Quick Start
Compiling Hobbes3
Download
Hobbes3 source and compile it as follows.
$ tar -zxvf hobbes-3.0.tar.gz
$ cd hobbes3.0
$ ./build.sh nocompress
$ cd build
$ ./hobbes --help
Building an index
Given a genome sequence file "genome.fasta", you can build an index by issuing
the following command:
$ ./hobbes-index --sref genome.fasta -i genome.hix -g 11 -p 4
The command makes an index file named "genome.hix" using gram length 11.
hobbes-index uses
--sref to specify an input genome sequence
file,
-i to specify output index file, and
-g to specify the
gram length.
-p enables multithreading and the command builds an index
using 4 threads.
* Hobbes2 builds an index very fast. For the whole human genome of HG18, for example,
the command above built an index in 9 minutes on a machine with 94 GB of RAM, and
dual quad-core Intel Xeons X5670 at 2.93 GHz, running a 64-bit Ubuntu OS.
Aligning single-end reads
Given a read file "read.fastq" and a genome sequence file "genome.fasta" with
its index file "genome.hix", the following command finds all mappings within
edit distance 5.
$ ./hobbes -q read.fastq --sref genome.fasta \
-i genome.hix -a --indel -v 5 -p 16 --mapout output.sam
hobbes uses
-q to specify an input read file,
--sref
to specify a genome file, and
-i to specify an index file for the
genome file. By using
-a, you can make
hobbes produce all
mapping locations.
--indel indicates gapped alignment with an edit
distance threshold of 5, which is specified by
-v.
-p enables
multithreading and the command aligns reads using 16 threads.
hobbes
produces results in the SAM format. The command output results to a file named
"output.sam", which is specified by
--mapout. If
--mapout is
not specified,
hobbes outputs results to
stdout. In this
case, you can redirect results to an output file as follows.
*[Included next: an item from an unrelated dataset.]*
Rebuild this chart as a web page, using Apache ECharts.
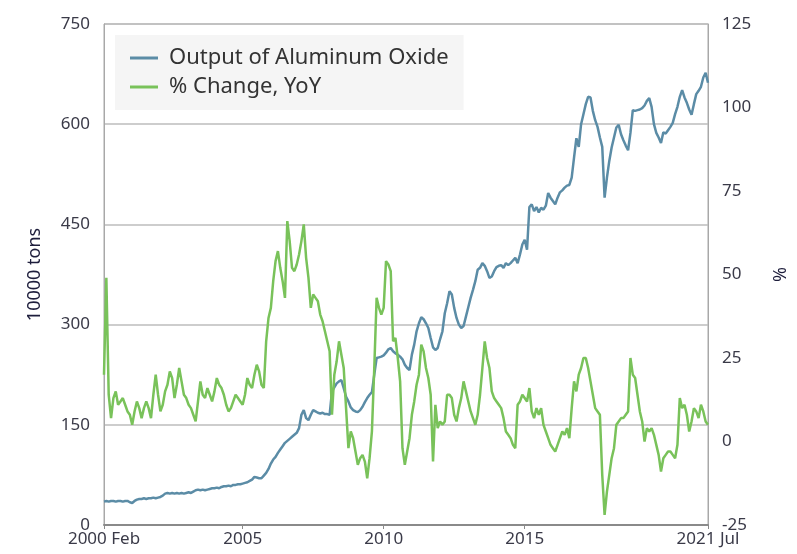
<!DOCTYPE html>
<html>
<head>
<meta charset="utf-8">
<script src="https://cdn.jsdelivr.net/npm/echarts@6/dist/echarts.min.js"></script>
<style>
html, body { margin: 0; padding: 0; background: #fff; }
#chart { width: 797px; height: 554px; }
</style>
</head>
<body>
<div id="chart"></div>
<script>
// monthly, 2000 Feb .. 2021 Jul
var months = [];
for (var y = 2000; y <= 2021; y++) {
    for (var m = 1; m <= 12; m++) {
        if (y === 2000 && m < 2) continue;
        if (y === 2021 && m > 7) break;
        months.push(y + '-' + (m < 10 ? '0' + m : m));
    }
}

var tickIndex = [0, 59, 119, 179, 257];
var tickText = ['2000 Feb', '2005', '2010', '2015', '2021 Jul'];

// 10000 tons
var output = [
    35, 36, 35, 36, 36, 35, 36, 36, 35, 36, 36,
    34, 33, 36, 38, 39, 39, 40, 39, 40, 40, 41, 40,
    41, 42, 44, 47, 48, 47, 48, 47, 48, 47, 48, 47,
    48, 49, 48, 50, 52, 53, 52, 53, 52, 53, 54, 55,
    55, 56, 55, 57, 58, 58, 59, 58, 60, 60, 61, 61,
    62, 63, 64, 66, 68, 72, 71, 70, 70, 74, 78, 84,
    92, 98, 102, 108, 113, 118, 123, 126, 129, 132, 135, 138,
    145, 165, 172, 160, 157, 165, 172, 170, 168, 167, 168, 166,
    166, 165, 200, 206, 212, 215, 217, 205, 192, 185, 176, 172,
    170, 169, 172, 177, 184, 190, 195, 199, 225, 250, 251, 252,
    254, 258, 263, 265, 260, 257, 255, 252, 248, 240, 235, 232,
    255, 270, 290, 302, 311, 308, 302, 295, 280, 266, 262, 265,
    278, 290, 317, 332, 350, 345, 325, 310, 300, 295, 298, 312,
    326, 340, 352, 365, 382, 385, 392, 388, 380, 370, 372, 380,
    386, 388, 389, 385, 392, 389, 392, 396, 400, 392, 405, 420,
    427, 412, 476, 480, 470, 476, 468, 475, 472, 478, 497, 490,
    485, 480, 490, 498, 501, 505, 508, 509, 520, 550, 579, 566,
    600, 615, 630, 641, 640, 620, 606, 596, 580, 566, 490, 520,
    545, 565, 580, 595, 599, 585, 576, 568, 561, 587, 621, 620,
    621, 622, 624, 628, 635, 639, 626, 600, 587, 580, 572, 588,
    586, 591, 596, 602, 615, 626, 641, 651, 640, 632, 622, 614,
    630, 645, 650, 656, 670, 677, 662
];

// % change year on year
var yoy = [
    20, 49, 14, 7, 13, 15, 11, 12, 13, 11, 9,
    8, 5, 9, 12, 10, 7, 10, 12, 10, 7, 14, 20,
    14, 9, 11, 15, 17, 21, 19, 13, 17, 22, 18, 14,
    13, 11, 10, 8, 6, 12, 18, 14, 13, 16, 14, 12,
    15, 19, 17, 16, 14, 11, 9, 10, 12, 14, 13, 12,
    11, 14, 19, 17, 16, 20, 23, 21, 17, 16, 30, 37,
    40, 48, 54, 57, 52, 48, 43, 66, 60, 52, 51, 53,
    56, 60, 65, 55, 49, 40, 44, 43, 42, 38, 36, 33,
    30, 27, 8, 20, 24, 30, 26, 22, 10, -2, 3, 1,
    -3, -7, -5, -4, -6, -11, -5, 3, 22, 43, 40, 38,
    40, 54, 53, 51, 30, 31, 25, 18, -2, -7, -3, 1,
    8, 12, 17, 20, 29, 27, 22, 19, 14, -6, 11, 4,
    6, 5, 6, 14, 14, 13, 8, 6, 10, 13, 18, 15,
    12, 9, 7, 5, 8, 14, 22, 30, 25, 22, 15, 13,
    12, 11, 10, 7, 3, 2, 1, -1, -2, 11, 12, 14,
    13, 12, 16, 9, 7, 10, 8, 10, 5, 3, 1, -1,
    -2, -3, -1, 1, 3, 2, 4, 1, 10, 18, 15, 20,
    22, 25, 25, 22, 18, 14, 10, 9, 8, -10, -22, -15,
    -10, -5, -2, 5, 6, 7, 7, 8, 9, 25, 20, 19,
    14, 9, 6, 0, 4, 3, 4, 2, -1, -4, -9, -5,
    -4, -3, -3, -4, -5, -1, 13, 10, 11, 8, 3, 6,
    10, 9, 7, 11, 9, 6, 5
];

var font = 'Noto Sans';
var labelColor = '#3a3a48';

function isTick(idx) {
    return tickIndex.indexOf(idx) >= 0;
}

var option = {
    animation: false,
    textStyle: { fontFamily: font },
    grid: {
        left: 104, right: 89, top: 24, bottom: 29,
        show: true, borderColor: '#a8a8a8', borderWidth: 1
    },
    legend: {
        data: ['Output of Aluminum Oxide', '% Change, YoY'],
        orient: 'vertical',
        left: 115, top: 35,
        padding: [12, 15, 12, 15],
        itemGap: 7,
        itemWidth: 28,
        itemHeight: 3,
        icon: 'rect',
        backgroundColor: '#f5f5f5',
        textStyle: { fontFamily: font, fontSize: 22, lineHeight: 22, color: '#333', padding: [0, 0, 0, 6] }
    },
    xAxis: {
        type: 'category',
        data: months,
        boundaryGap: false,
        axisLine: { lineStyle: { color: '#8a8a8a', width: 2 } },
        axisTick: { interval: function (idx) { return isTick(idx); }, length: 4, lineStyle: { color: '#8a8a8a' } },
        axisLabel: {
            interval: function (idx) { return isTick(idx); },
            formatter: function (val, idx) { return tickText[tickIndex.indexOf(idx)]; },
            fontSize: 17, color: labelColor, margin: 6,
            showMinLabel: true, showMaxLabel: true
        },
        splitLine: { show: false }
    },
    yAxis: [
        {
            type: 'value', min: 0, max: 750, interval: 150,
            name: '10000 tons', nameLocation: 'middle', nameGap: 60, nameRotate: 90,
            nameTextStyle: { fontSize: 18, color: '#1e1e3c' },
            axisLine: { show: true, lineStyle: { color: '#a8a8a8' } },
            axisTick: { show: false },
            axisLabel: { fontSize: 17, color: labelColor, margin: 14 },
            splitLine: { lineStyle: { color: '#bdbdbd', width: 1.5 } }
        },
        {
            type: 'value', min: -25, max: 125, interval: 25,
            name: '%', nameLocation: 'middle', nameGap: 61, nameRotate: -90,
            nameTextStyle: { fontSize: 18, color: '#1e1e3c' },
            axisLine: { show: true, lineStyle: { color: '#a8a8a8' } },
            axisTick: { show: false },
            axisLabel: { fontSize: 17, color: labelColor, margin: 14 },
            splitLine: { show: false }
        }
    ],
    series: [
        {
            name: 'Output of Aluminum Oxide',
            type: 'line',
            yAxisIndex: 0,
            data: output,
            symbol: 'none',
            color: '#5b8ca6',
            lineStyle: { width: 2.5, color: '#5b8ca6' }
        },
        {
            name: '% Change, YoY',
            type: 'line',
            yAxisIndex: 1,
            data: yoy,
            symbol: 'none',
            color: '#79c25a',
            lineStyle: { width: 2.5, color: '#79c25a' }
        }
    ]
};

var myChart = echarts.init(document.getElementById('chart'));
myChart.setOption(option);
window.addEventListener('resize', function () {
    myChart.resize();
});
</script>
</body>
</html>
$ ./hobbes -q read.fastq --sref genome.fasta \
-i genome.hix -a --indel -v 5 -p 16 > output.sam
If you want to align reads with a Hamming distance threshold instead of an edit
disance, you can replace
--indel with
--hamming as follows.
$ ./hobbes -q read.fastq --sref genome.fasta \
-i genome.hix -a --hamming -v 5 -p 16 --mapout output.sam
If you specify the number of reads, N, using
-n,
hobbes maps
only the first N reads from the input read file. By using
-n, you can
see the progress with an estimated time to complete alignment. It can be useful
for testing your pipeline.
$ ./hobbes -q read.fastq --sref genome.fasta \
-i genome.hix -a --indel -v 5 -n 10000 -p 16 --mapout output.sam
76% MAPPING READS: 7616/10000; 0'26"/0'35"
Aligning paired-end reads
To align paired-end reads, you should use
--pe and specify two input
read files using
--seqfq1 and
--seqfq2, respectively. You
also need to specify minimum insert size and maximum insert size
using
--min and
--max, respectively. Other options are
exactly the same as those of single-end alignment. Given two read files
"read1.fastq" and "read2.fastq", for example, the following command produces
paired-end mappings.
$ ./hobbes --pe --seqfq1 read1.fastq --seqfq2 read2.fastq --min 110 --max 290 \
--sref genome.fasta -i genome.hix -a --indel -v 5 -n 10000 -p 16 \
--mapout output.sam